I love this quote, because it gives children a place to anchor their natural-born hope in times of tragedy and disaster, which, frankly, seem to have become the current status quo. I think I love them most because these words have nothing to do with judgements of any kind. Instead, they only speak to the best of what humanity has to offer - helping one another in times of crisis. This is something good and true that I can offer my child, and I'm grateful for it.

But what about adults? When I look at the news, I often have a very hard time remembering the good in people. Unlike my kids, I know what the stakes are for the future. Sometimes that burden alone seems overwhelming, regardless of whatever awful thing is playing itself out in the media at any given moment. Where do we turn for comfort when it feels like the whole damned world is burning?

Understand, I come from a generation that grew up under the shadow of nuclear war. We were raised with the knowledge, and the belief, I might add, that the world as we knew it could come to an end at any moment. To some degree, this awareness inured us to all the shitty things going on in the world. We lived, for the most part, under the shadow of the executioner's axe, and we came to accept that. Even if some of us (and I include myself here) developed some degree of hope for mankind in the years after the Berlin Wall came down, that hope was quickly and truly quashed after 9/11. Now, all these years later, it's pretty clear that the world is most definitely not becoming a better place. So these days, mostly, I just endure, waiting for humanity's next horror to chew its way into existence. I'm aware, of course, that this probably isn't the healthiest of attitudes, but I work with what I'm given.

In the meantime, where does one look for hope, down here among the ruins?

I say, look to the artists.

Artists are the touchstones of a society. They observe, interpret, record and recollect everything there is worth knowing and remembering. They are the rebels--give me a totalitarian regime and I'll find you someone, somewhere, who fights back through art. They are the sin eaters of humanity, documenting the horrible and transforming it into something beautiful and worthwhile.

And I'm not speaking to galleries and Pulitzer prizes and world tours. I'm talking about the artists who are barely scraping by, the ones with something to say and not much to lose. They are the graffiti artists tagging railway cars and overpasses. They are the writers and illustrators turning out underground comix. They are the garage bands playing dives and singing rebellion. No matter how bad things get, I can always find an artist somewhere taking that pain and making something with it, something that touches people and makes them remember.

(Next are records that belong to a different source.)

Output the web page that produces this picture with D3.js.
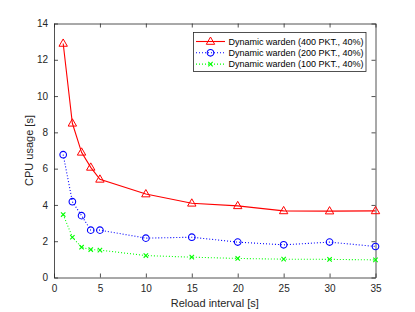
<!DOCTYPE html>
<html>
<head>
<meta charset="utf-8">
<script src="https://cdn.jsdelivr.net/npm/d3@7"></script>
<style>
  body { margin: 0; background: #fff; }
  svg { display: block; font-family: Arial, "Liberation Sans", Helvetica, sans-serif; }
</style>
</head>
<body>
<script>
// reload intervals [s]
var intervals = [1, 2, 3, 4, 5, 10, 15, 20, 25, 30, 35];
var cpu400 = [12.9, 8.5, 6.9, 6.07, 5.41, 4.6, 4.09, 3.95, 3.67, 3.66, 3.67];
var cpu200 = [6.77, 4.18, 3.41, 2.61, 2.61, 2.17, 2.22, 1.95, 1.8, 1.95, 1.71];
var cpu100 = [3.47, 2.22, 1.67, 1.54, 1.51, 1.21, 1.12, 1.05, 1.01, 1.0, 0.97];
var seriesNames = ["Dynamic warden (400 PKT., 40%)", "Dynamic warden (200 PKT., 40%)", "Dynamic warden (100 PKT., 40%)"];
var xTicks = [0, 5, 10, 15, 20, 25, 30, 35];
var yTicks = [0, 2, 4, 6, 8, 10, 12, 14];

var width = 415, height = 312;
var padding = {top: 23.5, right: 39.5, bottom: 34.5, left: 54};
var axisColor = "#262626";

var svg = d3.select("body").append("svg")
    .attr("width", width)
    .attr("height", height);

var xScale = d3.scaleLinear().domain([0, 35]).range([padding.left, width - padding.right]);
var yScale = d3.scaleLinear().domain([0, 14]).range([height - padding.bottom, padding.top]);

var series = [
  {name: seriesNames[0], values: cpu400, color: "#ff0000", dash: null, marker: "triangle"},
  {name: seriesNames[1], values: cpu200, color: "#0000ff", dash: "1,2", marker: "circle"},
  {name: seriesNames[2], values: cpu100, color: "#00ff00", dash: "1,2", marker: "cross"}
];

// axes, ticks pointing inward, box all round
var xAxis = d3.axisBottom(xScale).tickValues(xTicks).tickSizeInner(-4).tickSizeOuter(0).tickPadding(7);
var yAxis = d3.axisLeft(yScale).tickValues(yTicks).tickSizeInner(-4).tickSizeOuter(0).tickPadding(6);
var xAxisTop = d3.axisTop(xScale).tickValues(xTicks).tickSizeInner(-4).tickSizeOuter(0).tickFormat("");
var yAxisRight = d3.axisRight(yScale).tickValues(yTicks).tickSizeInner(-4).tickSizeOuter(0).tickFormat("");

function styleAxis(g) {
  g.select(".domain").attr("stroke", axisColor).attr("stroke-width", 0.8);
  g.selectAll(".tick line").attr("stroke", axisColor).attr("stroke-width", 0.8);
  g.selectAll(".tick text").attr("fill", axisColor).style("font-size", "10px");
}

svg.append("g").attr("transform", "translate(0," + yScale(0) + ")").call(xAxis).call(styleAxis);
svg.append("g").attr("transform", "translate(" + xScale(0) + ",0)").call(yAxis).call(styleAxis);
svg.append("g").attr("transform", "translate(0," + yScale(14) + ")").call(xAxisTop).call(styleAxis);
svg.append("g").attr("transform", "translate(" + xScale(35) + ",0)").call(yAxisRight).call(styleAxis);

// axis labels
svg.append("text")
    .attr("x", (xScale(0) + xScale(35)) / 2)
    .attr("y", height - 5)
    .attr("text-anchor", "middle")
    .attr("fill", axisColor)
    .style("font-size", "11px")
    .text("Reload interval [s]");

svg.append("text")
    .attr("transform", "translate(33," + (yScale(0) + yScale(14)) / 2 + ") rotate(-90)")
    .attr("text-anchor", "middle")
    .attr("fill", axisColor)
    .style("font-size", "11px")
    .text("CPU usage [s]");

function drawMarker(g, type, color) {
  if (type === "triangle") {
    g.append("path").attr("d", "M0,-4.5L4.2,2.8L-4.2,2.8Z")
      .attr("fill", "none").attr("stroke", color).attr("stroke-width", 1);
  } else if (type === "circle") {
    g.append("circle").attr("r", 3.3)
      .attr("fill", "none").attr("stroke", color).attr("stroke-width", 1.1);
  } else {
    g.append("path").attr("d", "M-2.2,-2.2L2.2,2.2M-2.2,2.2L2.2,-2.2")
      .attr("fill", "none").attr("stroke", color).attr("stroke-width", 1.1);
  }
}

var line = d3.line()
    .x(function(d) { return xScale(d[0]); })
    .y(function(d) { return yScale(d[1]); });

series.forEach(function(s) {
  var pts = intervals.map(function(x, i) { return [x, s.values[i]]; });
  svg.append("path")
      .datum(pts)
      .attr("d", line)
      .attr("fill", "none")
      .attr("stroke", s.color)
      .attr("stroke-width", 1.1)
      .attr("stroke-dasharray", s.dash);
  svg.selectAll(null)
      .data(pts)
      .join("g")
      .attr("transform", function(d) { return "translate(" + xScale(d[0]) + "," + yScale(d[1]) + ")"; })
      .each(function() { drawMarker(d3.select(this), s.marker, s.color); });
});

// legend
var legend = svg.append("g");
legend.append("rect")
    .attr("x", 193.5).attr("y", 32.5)
    .attr("width", 172.5).attr("height", 39)
    .attr("fill", "#fff")
    .attr("stroke", axisColor)
    .attr("stroke-width", 0.8);

series.forEach(function(s, i) {
  var cy = 41.5 + i * 11.3;
  legend.append("line")
      .attr("x1", 196).attr("x2", 225)
      .attr("y1", cy).attr("y2", cy)
      .attr("stroke", s.color)
      .attr("stroke-width", 1.1)
      .attr("stroke-dasharray", s.dash);
  drawMarker(legend.append("g").attr("transform", "translate(210.5," + cy + ")"), s.marker, s.color);
  legend.append("text")
      .attr("x", 228.5)
      .attr("y", cy)
      .attr("dy", "0.35em")
      .attr("fill", "#000")
      .style("font-size", "9px")
      .text(s.name);
});
</script>
</body>
</html>
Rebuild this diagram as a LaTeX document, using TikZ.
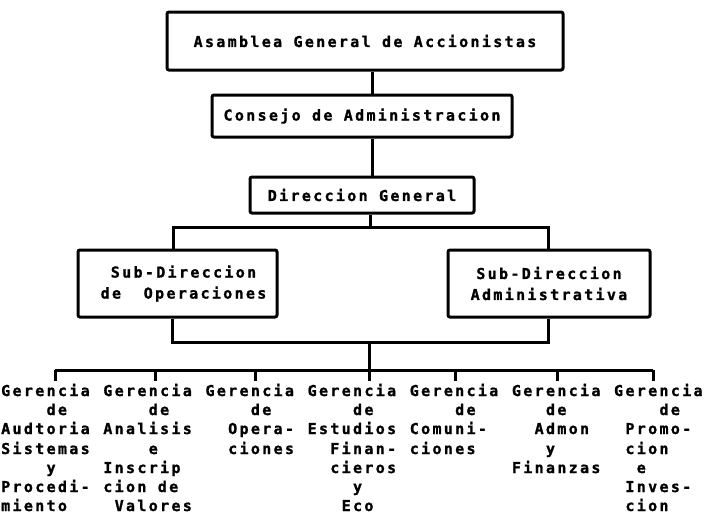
\documentclass[tikz,border=0pt]{standalone}
\usepackage{fontspec}
\newfontfamily\dotfont[LetterSpace=15.5,FakeBold=1.2]{DejaVu Sans Mono}
\newcommand\dotstyle{\dotfont\bfseries\fontsize{15pt}{20pt}\selectfont}
\newcommand\putword[4]{\node[word] (#4) at ({11.35*#1+1},#2) {#3};}
\begin{document}
\begin{tikzpicture}[x=1pt,y=-1pt,
  box/.style={draw,line width=3pt,rounded corners=2pt,inner sep=0pt,font=\dotstyle,align=center},
  conn/.style={line width=3pt},
  word/.style={anchor=base west,inner sep=0pt,font=\dotstyle}]
\useasboundingbox (0,0) rectangle (704,514);
\fill[white] (0,0) rectangle (704,514);
% boxes
\node[box,minimum width=396pt,minimum height=58pt] (asm) at (365,41) {Asamblea General de Accionistas};
\node[box,minimum width=300pt,minimum height=42pt] (cons) at (362,116) {Consejo de Administracion};
\node[box,minimum width=224pt,minimum height=36pt] (dir) at (362,195) {Direccion General};
\node[box,minimum width=199pt,minimum height=67pt] (sop) at (177.5,283.5) {\hspace*{12pt}Sub-Direccion\\[1pt]\hspace*{12pt}de\ \ Operaciones};
\node[box,minimum width=202pt,minimum height=67pt] (sad) at (549,283.5) {Sub-Direccion\\[1pt]Administrativa};
% connectors
\coordinate (sp1) at (372,0);
\draw[conn] (asm.south -| sp1) -- (cons.north -| sp1);
\draw[conn] (cons.south -| sp1) -- (dir.north -| sp1);
\coordinate (j1) at (370,227);
\coordinate (l1a) at (173,227);
\coordinate (l1b) at (548,227);
\draw[conn] (dir.south -| j1) -- (j1);
\draw[conn] (sop.north -| l1a) -- (l1a) -- (l1b) -- (sad.north -| l1b);
\coordinate (j2) at (369,342);
\coordinate (l2a) at (172,342);
\coordinate (l2b) at (548,342);
\draw[conn] (sop.south -| l2a) -- (l2a) -- (l2b) -- (sad.south -| l2b);
\coordinate (j3) at (369,370);
\draw[conn] (j2) -- (j3);
% column texts
\def\ra{396}\def\rb{415}\def\rc{434}\def\rd{454}\def\re{473}\def\rf{492}\def\rg{511}
\putword{0}{\ra}{Gerencia}{g1}
\putword{4}{\rb}{de}{d1}
\putword{0}{\rc}{Audtoria}{a1}
\putword{0}{\rd}{Sistemas}{a2}
\putword{4}{\re}{y}{a3}
\putword{0}{\rf}{Procedi-}{a4}
\putword{0}{\rg}{miento}{a5}
\putword{9}{\ra}{Gerencia}{g2}
\putword{13}{\rb}{de}{d2}
\putword{9}{\rc}{Analisis}{b1}
\putword{13}{\rd}{e}{b2}
\putword{9}{\re}{Inscrip}{b3}
\putword{9}{\rf}{cion de}{b4}
\putword{10}{\rg}{Valores}{b5}
\putword{18}{\ra}{Gerencia}{g3}
\putword{22}{\rb}{de}{d3}
\putword{20}{\rc}{Opera-}{c1}
\putword{20}{\rd}{ciones}{c2}
\putword{27}{\ra}{Gerencia}{g4}
\putword{31}{\rb}{de}{d4}
\putword{27}{\rc}{Estudios}{e1}
\putword{29}{\rd}{Finan-}{e2}
\putword{29}{\re}{cieros}{e3}
\putword{31}{\rf}{y}{e4}
\putword{30}{\rg}{Eco}{e5}
\putword{36}{\ra}{Gerencia}{g5}
\putword{40}{\rb}{de}{d5}
\putword{36}{\rc}{Comuni-}{f1}
\putword{36}{\rd}{ciones}{f2}
\putword{45}{\ra}{Gerencia}{g6}
\putword{48}{\rb}{de}{d6}
\putword{47}{\rc}{Admon}{h1}
\putword{48}{\rd}{y}{h2}
\putword{45}{\re}{Finanzas}{h3}
\putword{54}{\ra}{Gerencia}{g7}
\putword{58}{\rb}{de}{d7}
\putword{55}{\rc}{Promo-}{k1}
\putword{55}{\rd}{cion}{k2}
\putword{56}{\re}{e}{k3}
\putword{55}{\rf}{Inves-}{k4}
\putword{55}{\rg}{cion}{k5}
% distribution line and ticks
\coordinate (t1) at (55,370);
\coordinate (t2) at (155,370);
\coordinate (t3) at (255,370);
\coordinate (t4) at (369,370);
\coordinate (t5) at (455,370);
\coordinate (t6) at (557,370);
\coordinate (t7) at (653,370);
\draw[conn] (t1) -- (t7);
\draw[conn,shorten >=3pt] (t1) -- (t1 |- g1.north);
\draw[conn,shorten >=3pt] (t2) -- (t2 |- g2.north);
\draw[conn,shorten >=3pt] (t3) -- (t3 |- g3.north);
\draw[conn,shorten >=3pt] (t4) -- (t4 |- g4.north);
\draw[conn,shorten >=3pt] (t5) -- (t5 |- g5.north);
\draw[conn,shorten >=3pt] (t6) -- (t6 |- g6.north);
\draw[conn,shorten >=3pt] (t7) -- (t7 |- g7.north);
\end{tikzpicture}
\end{document}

So when things get bad, find a bit of art that gives you hope for the world. Read it, listen to it, look at it, feel it in your hands. Reconnect with that spark of goodness that exists, in whatever form it takes. Better yet, make some art yourself. Be a light in a world full of darkness.

Art is one of the earliest things mankind created that endures. Before we built houses and kings and money, we were painting on cave walls, and we were singing and telling stories. Art was there at the beginning, and still sustains us now.

Maybe it's what will remain when we're gone.